Thanks to the donators! And thanks to those who are spending their time and efforts to set the new machine finally up! Any names we could put on our banners? ;)

by Anonymous (not verified)

Finally an open-source project server with decent IPv6 connectivity

$ host immanuel.kde.org
immanuel.kde.org has address 138.246.255.177
immanuel.kde.org has IPv6 address 2001:4ca0:100::10:177

Yay! :-)

by Anonymouse (not verified)

Nice to see al those names listed on the server, but it seems incomplete? Is this only the donations you used for this server? Will the other donors get recognised on the other hardware?

Another donor :-)

by mcosta (not verified)

Will the new bugzilla be a 2.0 web thing?

To be in last and great new side of tech, people should place his locaton in google map, put screenshots from flickr, get new app bugs via RSS and tag everything. Don't forget the round corners.

PD: Ironic
PD2: the RSS and tag ideas are not bad at all :)

by Tuju (not verified)

Nice that Dell gave a server. Thank you for
that, it really came to need.

Considering how big company Dell is and especially
a computer manufacturer, I would have thought that if
you really want to improve your PR with OSS community,
you would have addressed those issues what really bother
us all.

In my work, I constantly see and hear how much
problems there are with Linux and Dell. And I
think that those problems would already have been
solved if there would have been intrest to do so.
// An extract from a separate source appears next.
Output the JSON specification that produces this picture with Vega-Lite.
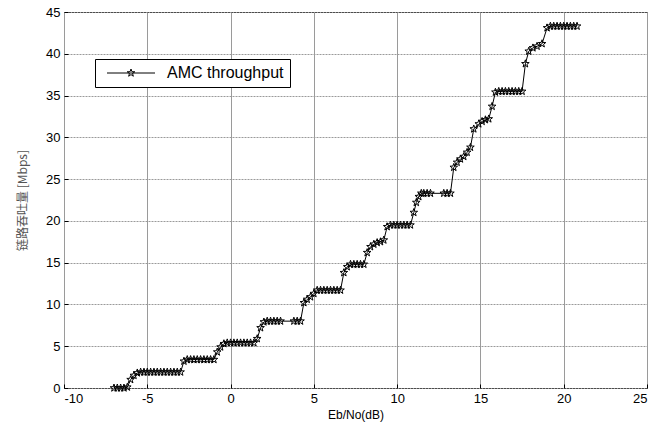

How about dedicating few engineers to look at those
problems and managers to communicate found issues
with chip manufacturers?

By supporting the Linux projects you acknowledge that
Linux exists, but for me now it looks that you're just
taking an advantage from it, not taking part to the
community.

Owner of two 2045FPW

(I know that you've different departments and opinions
in those may vary, but in customer point of view, how
the company behaves outside is the only thing what matters.)